|
Casarão dos Sobral |
Casarão do Doutor Theodoro Ferreira Sobral
Quando éramos crianças, líamos, o "Castelo Dourado da
Princesa", de Dominique Petit, livrinho de histórias infantis, comprado na
livraria de Dona Neném Machado. A partir, daqueles contos, começávamos a compor
fantasias, e erguer nossos castelos - alguns, até reais.Foi assim, que
imaginamos ser, o grande casarão, da esquina, hoje Avenida Eurípedes de Aguiar
e Rua Fernando Marques - a ampla residência do Dr. Theodoro Ferreira Sobral:
Uma casa mágica e cheia de encantos. O escritor José Nunes Fernandes, diz:"

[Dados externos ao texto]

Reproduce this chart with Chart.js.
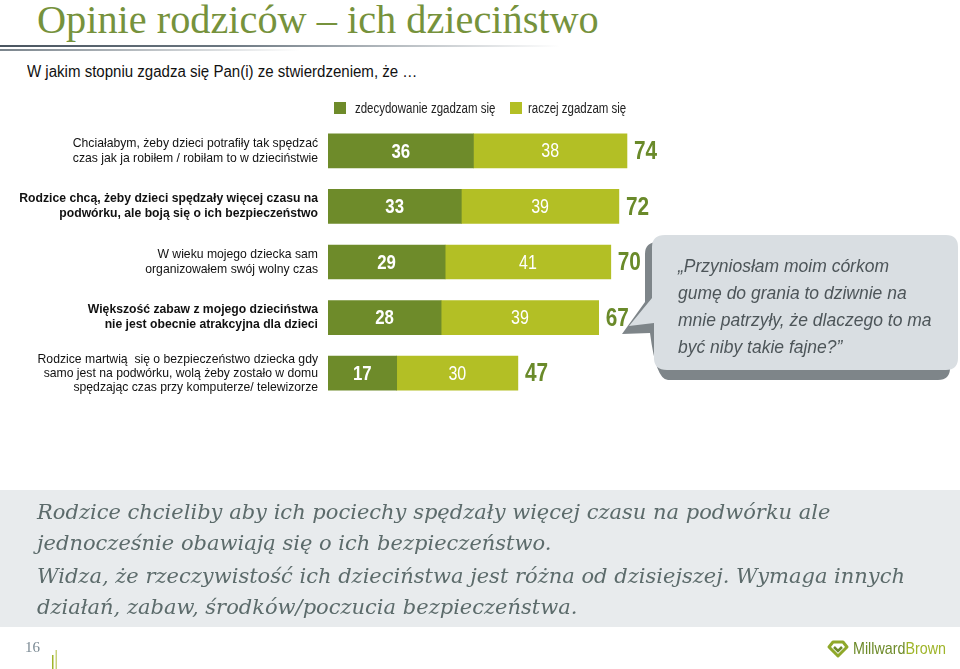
<!DOCTYPE html>
<html><head><meta charset="utf-8">
<script src="https://cdn.jsdelivr.net/npm/chart.js@4.4.1/dist/chart.umd.min.js"></script>
<style>
html,body{margin:0;padding:0;background:#fff;}
#wrap{position:relative;width:960px;height:669px;overflow:hidden;font-family:"Liberation Sans",Arial,sans-serif;}
#c{position:absolute;left:0;top:0;}
.abs{position:absolute;}
.nar{display:inline-block;transform-origin:0 50%;}
#title{left:37px;top:-4px;font-family:"Liberation Serif","Times New Roman",serif;font-size:40.3px;color:#76923c;white-space:nowrap;}
#tline1{left:0;top:45px;width:560px;height:2px;background:linear-gradient(to right,#4a5560 0%,#6a7680 40%,rgba(255,255,255,0) 100%);}
#tline2{left:0;top:49px;width:300px;height:2px;background:linear-gradient(to right,#7a848c 0%,rgba(255,255,255,0) 100%);}
#sub{left:27px;top:63px;font-size:16px;color:#111;white-space:nowrap;}
#legend{top:100px;font-size:14px;color:#222;white-space:nowrap;}
.sq{width:12px;height:12px;top:102px;}
#band{left:0;top:490px;width:960px;height:137px;background:#e8ebed;}
#btext{left:37px;top:497px;font-family:"DejaVu Serif",Georgia,serif;font-style:italic;font-size:21px;color:#5c6b6b;line-height:31px;white-space:nowrap;}
#pg{left:25px;top:639px;font-family:"Liberation Serif",serif;font-size:15px;color:#7b8a94;}
</style></head>
<body><div id="wrap">
<div id="title" class="abs">Opinie rodziców – ich dzieciństwo</div>
<div id="tline1" class="abs"></div><div id="tline2" class="abs"></div>
<div id="sub" class="abs"><span class="nar" style="transform:scaleX(0.94)">W jakim stopniu zgadza się Pan(i) ze stwierdzeniem, że …</span></div>
<canvas id="c" width="960" height="669"></canvas>
<div class="abs sq" style="left:334px;background:#6e8b2a"></div>
<div id="legend" class="abs" style="left:355px"><span class="nar" style="transform:scaleX(0.82)">zdecydowanie zgadzam się</span></div>
<div class="abs sq" style="left:510px;background:#b3bf25"></div>
<div id="legend2" class="abs" style="left:528px;top:100px;font-size:14px;color:#222;white-space:nowrap"><span class="nar" style="transform:scaleX(0.82)">raczej zgadzam się</span></div>
<svg class="abs" style="left:0;top:0" width="960" height="669">
  <path d="M658,242 Q645,242 645,254 L645,302 L622,334 L650,333 Q656,380 668,380 L938,380 Q950,380 950,368 L950,254 Q950,242 938,242 Z" fill="#7e8589"/>
  <path d="M665,235 Q652,235 652,247 L652,298 L629,326 L654,323 L654,358 Q654,370 667,370 L946,370 Q958,370 958,358 L958,247 Q958,235 946,235 Z" fill="#d9dee2"/>
  <text font-family="Liberation Sans, Arial, sans-serif" font-style="italic" font-size="17.5" fill="#4d5559">
    <tspan x="678" y="272">„Przyniosłam moim córkom</tspan>
    <tspan x="678" y="299">gumę do grania to dziwnie na</tspan>
    <tspan x="678" y="326">mnie patrzyły, że dlaczego to ma</tspan>
    <tspan x="678" y="353">być niby takie fajne?”</tspan>
  </text>
</svg>
<div id="band" class="abs"></div>
<div id="btext" class="abs">Rodzice chcieliby aby ich pociechy spędzały więcej czasu na podwórku ale<br>jednocześnie obawiają się o ich bezpieczeństwo.<br><span style="display:inline-block;margin-top:2px">Widza, że rzeczywistość ich dzieciństwa jest różna od dzisiejszej. Wymaga innych</span><br>działań, zabaw, środków/poczucia bezpieczeństwa.</div>
<div id="pg" class="abs">16</div>
<svg class="abs" style="left:0;top:0;pointer-events:none" width="960" height="669">
  <rect x="52" y="655" width="1.5" height="14" fill="#9fb52a"/>
  <rect x="55.5" y="650" width="1.5" height="19" fill="#c8d27a"/>
  <g transform="translate(829,640)">
    <path d="M9,2 L4,2 L0,7 L9,16 L18,7 L14,2 Z" fill="none" stroke="#8fa82a" stroke-width="3" stroke-linejoin="round"/>
    <path d="M5,7 L9,11 L13,7" fill="none" stroke="#6e8b2a" stroke-width="2.5"/>
  </g>
  <text x="853" y="654" font-family="Liberation Sans, sans-serif" font-size="17" fill="#6e8b2a" textLength="93" lengthAdjust="spacingAndGlyphs">Millward<tspan fill="#9fb52a">Brown</tspan></text>
</svg>
</div>
<script>
const categories = [
  ["Chciałabym, żeby dzieci potrafiły tak spędzać","czas jak ja robiłem / robiłam to w dzieciństwie"],
  ["Rodzice chcą, żeby dzieci spędzały więcej czasu na","podwórku, ale boją się o ich bezpieczeństwo"],
  ["W wieku mojego dziecka sam","organizowałem swój wolny czas"],
  ["Większość zabaw z mojego dzieciństwa","nie jest obecnie atrakcyjna dla dzieci"],
  ["Rodzice martwią  się o bezpieczeństwo dziecka gdy","samo jest na podwórku, wolą żeby zostało w domu","spędzając czas przy komputerze/ telewizorze"]
];
const boldCategory = [false, true, false, true, false];
const seriesNames = ["zdecydowanie zgadzam się", "raczej zgadzam się"];
const strongly = [36, 33, 29, 28, 17];
const rather = [38, 39, 41, 39, 30];
const totals = [74, 72, 70, 67, 47];

const DARK = "#6e8b2a", LIGHT = "#b3bf25";
const sans = "'Liberation Sans',Arial,sans-serif";

function narrowText(ctx, text, x, y, sx, align) {
  ctx.save();
  ctx.translate(x, y);
  ctx.scale(sx, 1);
  ctx.textAlign = align;
  ctx.fillText(text, 0, 0);
  ctx.restore();
}

const labelsPlugin = {
  id: "labels",
  afterDatasetsDraw(chart) {
    const ctx = chart.ctx;
    const y = chart.scales.y;
    ctx.save();
    ctx.textBaseline = "middle";
    categories.forEach((lines, i) => {
      const cy = y.getPixelForValue(i);
      ctx.font = (boldCategory[i] ? "bold " : "") + "12.2px " + sans;
      ctx.fillStyle = "#111";
      ctx.textAlign = "right";
      const lh = lines.length > 2 ? 14 : 15;
      const start = cy - (lines.length - 1) * lh / 2;
      lines.forEach((t, k) => ctx.fillText(t, 318, start + k * lh));
    });
    chart.data.datasets.forEach((ds, di) => {
      const meta = chart.getDatasetMeta(di);
      meta.data.forEach((bar, i) => {
        const cx = (bar.x + bar.base) / 2;
        ctx.fillStyle = "#fff";
        ctx.font = (di === 0 ? "bold 21px " : "20px ") + sans;
        narrowText(ctx, String(ds.data[i]), cx, bar.y + 1, 0.8, "center");
      });
    });
    const last = chart.getDatasetMeta(1);
    last.data.forEach((bar, i) => {
      ctx.fillStyle = "#6a8a2a";
      ctx.font = "bold 26px " + sans;
      narrowText(ctx, String(totals[i]), bar.x + 7, bar.y + 1, 0.8, "left");
    });
    ctx.restore();
  }
};

new Chart(document.getElementById("c"), {
  type: "bar",
  data: {
    labels: categories,
    datasets: [
      { label: seriesNames[0], data: strongly, backgroundColor: DARK, barThickness: 34, borderWidth: 0 },
      { label: seriesNames[1], data: rather, backgroundColor: LIGHT, barThickness: 34, borderWidth: 0 }
    ]
  },
  options: {
    indexAxis: "y",
    responsive: false,
    animation: false,
    layout: { padding: { left: 328, right: 228, top: 123, bottom: 268 } },
    plugins: { legend: { display: false }, tooltip: { enabled: false } },
    scales: {
      x: { stacked: true, min: 0, max: 100, display: false },
      y: { stacked: true, display: false }
    }
  },
  plugins: [labelsPlugin]
});
</script>
</body></html>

Foi construída, em 1922, sendo a primeira casa, de Floriano, a ter jardim
exterior. O partido da construção é amplo e apresenta vários estilos
arquitetônicos, especialmente, nas duas fachadas: Principal e lateral"
Primitivamente, o gradil era todo de madeira torneada, formando um belo
conjunto. Hoje está modificado, por medida de segurança. No passado, o jardim
era bem composto, com roseiras,mulatinho contornando os canteiros, pés de
rosa-chá e um grande caramanchão, arredondado,coberto com madresilvas. Na
parte, do lado direito, a entrada principal, com terraço, e ornada de grandes
colunas toscanas. Via-se jarros enormes, com palmeiras, e uma jardineira de
cimento, cheia de lilázes míudas.. Se a memória não nos trai, mais adiante,
dando para o quintal, dos fundos, um pé de cajá.Ornando a entrada principal,à
direita, um grande jasmineiro; à esquerda,várias plantas, como: bugarís,
alfinete, rabo-de-macaco, e, na parte dos fundos, uma grande toceira, de zínias
(umbigo-de-viúva), formando uma cebe viva. Tudo, ali, ornava a mansão, com
esquadrias retas, em madeira, venezianas e bandeiras e composição, em vidraça
azul. Sonhávamos ali entrar, mas era impossível, esse sonho de criança. Víamos,
passando pela calçada, feita com grandes ladrilhos de barro (ainda existem
alguns retalhos ...), e, através das solenes janelas abertas, os móveis altos -
móveis D"Áustria, e o ornato dos quebra-luzes, em porcelana, que
balançavam, ao vento ... Ah! casa dos nossos sonhos! Viamos, ainda, o
velho patriarca Theodoro Sobral se embalando, na sua cadeira de embalo, toda em
palinha, com seu colete cinza e gravata vinho, com fios dourados. Austero,
nobre, elegante, a nós parecia figura de contos antigos. À porta, elegante, em
seu vestido azul marinho, a grande dama Sra. Eurídice Sobral. Ficava, de pé, na
soleira da sala, e era emoldurada pela luz mortiça, do grande abajour, que
pendia do teto, formando meia-luz, e refletindo, no grande espelho de cristal,
da sala, a imagem dos que entravam e saiam, Ali, naquela solar, grandes
acontecimentos se realizaram: reuniões, festas, conversas políticas, roda
familiar, para o cafezinho.
Passando, ali, hoje, vemos o grande casarão, que ainda guarda o antigo
esplendor. Tudo, porém, está quieto. O velho patriarca e a nobre dama já não
estão presentes. Tudo está entregue,ao tempo, e o tempo vai passando.
"Fugit irreparabile tempus" Só conseguimos ouvir a voz do silêncio. A
pintura azul da casa está esmaecida. O Jardim feneceu, em parte. o pé de madresilva
ainda se enche de flores miúdas e multicoloridas, e se mostra para ninguém;
mesmo assim, enche, o ar, com seu perfume adocicado Já não há, ninguém,
sob o caramanchão. Na entrada principal, o velho jasmineiro, de oitent'anos se
veste de branco, como um noivo e, com seu perfume suave, suave ...enche, o
trecho da Rua Fernando Marques, até à casa de Dona Teresa Sá e Kalume, de
deliciosa fragância.
No calor da tarde, lagartixas sonolentas se refrescam, entre a hera e o
muro. Pardais, em algazarra, fazem ninhos no topo das grandes colunas toscanas,
da entrada principal ou adejam, por sobre os pináculos pontiagudos, do frontão
do lado esquerdo, onde vemos, ainda, os altos relevos, em massa. Ai bate a
saudade. Volta, no filme da mente, o passado e história de Dominique Pettit;
nos sentimos impotentes, diante da ferocidade do tempo. Só nos resta, pois,
enchermos os olhos d'água ... como agora.